Hampstead Manor is a Grade II* listed building in the South Hams local planning authority area, England. First listed on 9 February 1961. A C16 House. 1 related planning application.
Hampstead Manor
- WRENN ID
- plain-steeple-summer
- Grade
- II*
- Local Planning Authority
- South Hams
- Country
- England
- Date first listed
- 9 February 1961
- Type
- House
- Source
- Historic England listing
Description
Hampstead Manor is a house comprising a 16th-century north wing and a late 16th/early 17th-century south wing, originally a farmhouse. It is constructed of stone rubble, with a slate roof featuring gabled and half-hipped ends. The house has two storeys and a four-window front, with various casement windows. A moulded doorframe is centrally positioned in the cross-passage, leading to a panelled door. A similar doorframe is located at the rear of the cross-passage. The south cross-wing has a roof with a half-hipped end facing the front and a gabled end at the rear, displaying two large window openings on both the ground and first floors, each with large ovolo-moulded lintels. A three-light ovolo-moulded wooden mullion window is present on the ground floor. Stone external chimney stacks, featuring set-offs, stand on either side of the cross-wing, and there is a rendered chimney stack at the north gable end. An early 19th-century outbuilding, now incorporated into the house, extends from the south end.

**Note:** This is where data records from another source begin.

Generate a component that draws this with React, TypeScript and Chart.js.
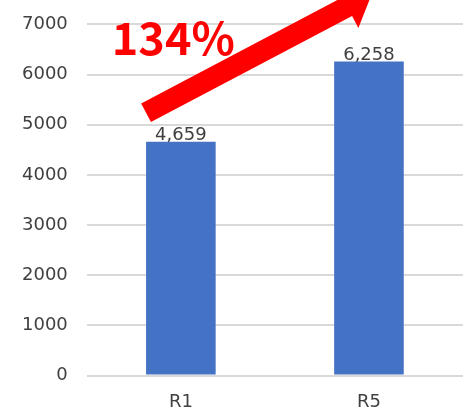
import React, { useEffect, useRef } from "react";
import { Chart, registerables } from "chart.js";

Chart.register(...registerables);

const categories = ["R1", "R5"];
const values = [4659, 6258];
const yMax = 7000;
const yStep = 1000;

const FONT = "'DejaVu Sans', 'Noto Sans', sans-serif";
const TITLE_FONT = "'Noto Sans CJK JP', 'Noto Sans', sans-serif";
const TEXT = "#404040";

const dataLabelPlugin = {
  id: "dataLabels",
  afterDatasetsDraw(chart: any) {
    const ctx = chart.ctx;
    const meta = chart.getDatasetMeta(0);
    ctx.save();
    ctx.font = `18px ${FONT}`;
    ctx.fillStyle = TEXT;
    ctx.textAlign = "center";
    ctx.textBaseline = "alphabetic";
    meta.data.forEach((bar: any, i: number) => {
      ctx.fillText(values[i].toLocaleString("en-US"), bar.x, bar.y - 2);
    });
    ctx.restore();
  },
};

const arrowPlugin = {
  id: "growthArrow",
  afterDatasetsDraw(chart: any) {
    const ctx = chart.ctx;
    const meta = chart.getDatasetMeta(0);
    const b0 = meta.data[0];
    const b1 = meta.data[1];
    const sx = b0.x - b0.width / 2;
    const sy = b0.y - 29;
    const tx = b1.x + 3;
    const ty = b1.y - 68;
    const dx = tx - sx;
    const dy = ty - sy;
    const len = Math.hypot(dx, dy);
    const ux = dx / len;
    const uy = dy / len;
    const nx = -uy;
    const ny = ux;
    const hw = 10.5;
    const headW = 24;
    const headL = 28;
    const hx = tx - ux * headL;
    const hy = ty - uy * headL;
    ctx.save();
    ctx.fillStyle = "#ff0000";
    ctx.beginPath();
    ctx.moveTo(sx + nx * hw, sy + ny * hw);
    ctx.lineTo(hx + nx * hw, hy + ny * hw);
    ctx.lineTo(hx + nx * headW, hy + ny * headW);
    ctx.lineTo(tx, ty);
    ctx.lineTo(hx - nx * headW, hy - ny * headW);
    ctx.lineTo(hx - nx * hw, hy - ny * hw);
    ctx.lineTo(sx - nx * hw, sy - ny * hw);
    ctx.closePath();
    ctx.fill();

    const pct = Math.round((values[1] / values[0]) * 100) + "%";
    ctx.font = `bold 45px ${TITLE_FONT}`;
    ctx.textAlign = "left";
    ctx.textBaseline = "alphabetic";
    ctx.fillText(pct, chart.chartArea.left + 25, chart.scales.y.getPixelForValue(yMax) + 31);
    ctx.restore();
  },
};

export default function App() {
  const ref = useRef<HTMLCanvasElement | null>(null);
  useEffect(() => {
    document.body.style.margin = "0";
    const canvas = ref.current!;
    const chart = new Chart(canvas, {
      type: "bar",
      data: {
        labels: categories,
        datasets: [
          {
            data: values,
            backgroundColor: "#4472C4",
            barPercentage: 0.37,
            categoryPercentage: 1,
          },
        ],
      },
      options: {
        animation: false,
        responsive: false,
        devicePixelRatio: 1,
        layout: { padding: { left: 3, top: 0, right: 0, bottom: 0 } },
        plugins: { legend: { display: false }, tooltip: { enabled: false } },
        scales: {
          x: {
            grid: { display: false, drawTicks: false },
            border: { display: false },
            ticks: { font: { family: FONT, size: 18 }, color: TEXT, padding: 16 },
            afterFit: (scale: any) => {
              scale.height = 35.5;
            },
          },
          y: {
            min: 0,
            max: yMax,
            ticks: {
              stepSize: yStep,
              font: { family: FONT, size: 18, lineHeight: 0.6 },
              color: TEXT,
              padding: 19,
              callback: (v: any) => String(v),
            },
            grid: { color: "#d9d9d9", lineWidth: 2, drawTicks: false },
            border: { display: false },
          },
        },
      },
      plugins: [dataLabelPlugin, arrowPlugin],
    });
    return () => chart.destroy();
  }, []);
  return <canvas ref={ref} width={463} height={411} style={{ display: "block" }} />;
}
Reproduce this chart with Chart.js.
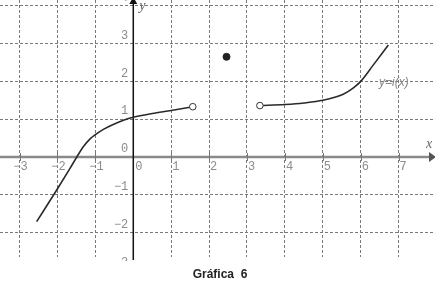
<!DOCTYPE html>
<html>
<head>
<meta charset="utf-8">
<script src="https://cdn.jsdelivr.net/npm/chart.js@4.4.0/dist/chart.umd.min.js"></script>
<style>
html,body{margin:0;padding:0;background:#fff;}
canvas{display:block;}
</style>
</head>
<body>
<canvas id="c" width="435" height="291"></canvas>
<script>
// ---- data ----
const leftX  = [-2.55, -2.0, -1.67, -1.49, -1.32, -1.14, -1.0, -0.79, -0.53, -0.26, 0, 0.5, 1.0, 1.57];
const leftY  = [-1.71, -0.84, -0.3, 0, 0.27, 0.48, 0.59, 0.73, 0.86, 0.97, 1.05, 1.15, 1.23, 1.33];
const rightX = [3.34, 4.0, 4.5, 5.0, 5.54, 5.8, 6.0, 6.33, 6.73];
const rightY = [1.36, 1.39, 1.43, 1.5, 1.66, 1.82, 2.0, 2.43, 2.96];
const openX  = [1.57, 3.34];
const openY  = [1.33, 1.36];
const solidX = [2.46];
const solidY = [2.65];
const xTicks = [-3, -2, -1, 0, 1, 2, 3, 4, 5, 6, 7];
const yTicks = [-3, -2, -1, 0, 1, 2, 3, 4];
const xTickLabels = ['−3', '−2', '−1', '0', '1', '2', '3', '4', '5', '6', '7'];
const yTickLabels = ['−3', '−2', '−1', '0', '1', '2', '3', '4'];
const curveLabel = 'y=i(x)';
const titleText = 'Gráfica  6';

const pts = (xs, ys) => xs.map((x, i) => ({x: x, y: ys[i]}));

const axesPlugin = {
  id: 'axesPlugin',
  beforeDatasetsDraw(chart) {
    const ctx = chart.ctx, xs = chart.scales.x, ys = chart.scales.y;
    const x0 = xs.getPixelForValue(0), y0 = ys.getPixelForValue(0);
    ctx.save();
    // x axis (gray, thick)
    ctx.strokeStyle = '#8a8a8a';
    ctx.lineWidth = 2.5;
    ctx.beginPath(); ctx.moveTo(0, y0); ctx.lineTo(430, y0); ctx.stroke();
    ctx.fillStyle = '#555';
    ctx.beginPath(); ctx.moveTo(429, y0 - 5); ctx.lineTo(436, y0); ctx.lineTo(429, y0 + 5); ctx.closePath(); ctx.fill();
    // tick marks
    ctx.lineWidth = 1;
    ctx.strokeStyle = '#777';
    xTicks.forEach(v => {
      if (v === 0) return;
      const px = Math.round(xs.getPixelForValue(v)) + 0.5;
      ctx.beginPath(); ctx.moveTo(px, y0 - 4); ctx.lineTo(px, y0 + 4); ctx.stroke();
    });
    // y axis (black)
    ctx.strokeStyle = '#111';
    ctx.lineWidth = 1.5;
    ctx.beginPath(); ctx.moveTo(x0, 2); ctx.lineTo(x0, 260); ctx.stroke();
    ctx.fillStyle = '#111';
    ctx.beginPath(); ctx.moveTo(x0 - 4, 4); ctx.lineTo(x0, -3); ctx.lineTo(x0 + 4, 4); ctx.closePath(); ctx.fill();
    ctx.restore();
  },
  afterDraw(chart) {
    const ctx = chart.ctx, xs = chart.scales.x, ys = chart.scales.y;
    const x0 = xs.getPixelForValue(0), y0 = ys.getPixelForValue(0);
    ctx.save();
    ctx.font = '12px "Liberation Mono", "DejaVu Sans Mono", monospace';
    ctx.fillStyle = '#8c8c8c';
    ctx.textBaseline = 'middle';
    // x tick labels
    const minusW = ctx.measureText('−').width;
    xTicks.forEach((v, i) => {
      const px = xs.getPixelForValue(v);
      const lab = xTickLabels[i];
      ctx.textAlign = 'left';
      if (v < 0) ctx.fillText(lab, px - minusW + 1, y0 + 10);
      else if (v === 0) ctx.fillText(lab, px + 2, y0 + 10);
      else ctx.fillText(lab, px + 1, y0 + 10);
    });
    // y tick labels (clipped at the bottom like the picture)
    ctx.save();
    ctx.beginPath(); ctx.rect(0, 0, 435, 261); ctx.clip();
    ctx.textAlign = 'right';
    yTicks.forEach((v, i) => {
      const py = ys.getPixelForValue(v);
      ctx.fillText(yTickLabels[i], x0 - 5, py - 8);
    });
    ctx.restore();
    // axis names
    ctx.font = 'italic 14px "Liberation Serif", serif';
    ctx.fillStyle = '#666';
    ctx.textAlign = 'left';
    ctx.fillText('y', x0 + 6, 6);
    ctx.fillText('x', 426, y0 - 13);
    // curve label
    ctx.font = 'italic 12px "Liberation Sans", Arial, sans-serif';
    ctx.fillStyle = '#888';
    ctx.fillText(curveLabel, 379, ys.getPixelForValue(2) + 1.5);
    // title
    ctx.font = 'bold 12px "Liberation Sans", Arial, sans-serif';
    ctx.fillStyle = '#222';
    ctx.textAlign = 'center';
    ctx.fillText(titleText, 220, 275);
    ctx.restore();
  }
};

const gridOpts = { color: '#7a7a7a', lineWidth: 1, drawTicks: false };
const inRange = (s, arr) => arr.filter(v => v !== 0 && v >= s.min && v <= s.max).map(v => ({value: v}));

new Chart(document.getElementById('c'), {
  type: 'scatter',
  data: {
    datasets: [
      { data: pts(leftX, leftY), showLine: true, borderColor: '#2a2a2a', borderWidth: 1.6,
        pointRadius: 0, cubicInterpolationMode: 'monotone', order: 3 },
      { data: pts(rightX, rightY), showLine: true, borderColor: '#2a2a2a', borderWidth: 1.6,
        pointRadius: 0, cubicInterpolationMode: 'monotone', order: 3 },
      { data: pts(openX, openY), showLine: false, pointRadius: 3.3, pointBackgroundColor: '#fff',
        pointBorderColor: '#333', pointBorderWidth: 1, order: 1 },
      { data: pts(solidX, solidY), showLine: false, pointRadius: 3.5, pointBackgroundColor: '#222',
        pointBorderColor: '#222', pointBorderWidth: 1, order: 1 }
    ]
  },
  options: {
    responsive: false,
    animation: false,
    devicePixelRatio: 1,
    layout: { autoPadding: false, padding: { left: 0, right: 0, top: 0, bottom: 34 } },
    plugins: { legend: { display: false }, tooltip: { enabled: false }, title: { display: false } },
    scales: {
      x: {
        type: 'linear', min: -3.517, max: 7.961,
        afterBuildTicks: s => { s.ticks = inRange(s, xTicks); },
        ticks: { display: false },
        grid: gridOpts,
        border: { display: false, dash: [3, 2] }
      },
      y: {
        type: 'linear', min: -2.646, max: 4.153,
        afterBuildTicks: s => { s.ticks = inRange(s, yTicks); },
        ticks: { display: false },
        grid: gridOpts,
        border: { display: false, dash: [3, 2] }
      }
    }
  },
  plugins: [axesPlugin]
});
</script>
</body>
</html>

Inside the north wing, jointed cruck trusses are visible. The cross-passage features plank and muntin screens with bead moulding on the muntins. A heavy, moulded wooden doorframe within the cross-passage has baluster-shaped carved stops; a similar doorframe is situated above on the first floor. At the north end is an open fireplace with a massive wooden bressummer and an oven, alongside a framed open-well staircase with a chamfered handrail, square newels with moulded tops, a wide unmoulded closed string, and square chamfered balusters. The cross-wing contains large, unchamfered ceiling beams supported by wooden corbels on braces. A first-floor room above the cross-wing has a fireplace with a moulded bressummer. Within the roof of the cross-wing, there is reportedly a date of 1647 and the arms of the Earls of Arundel.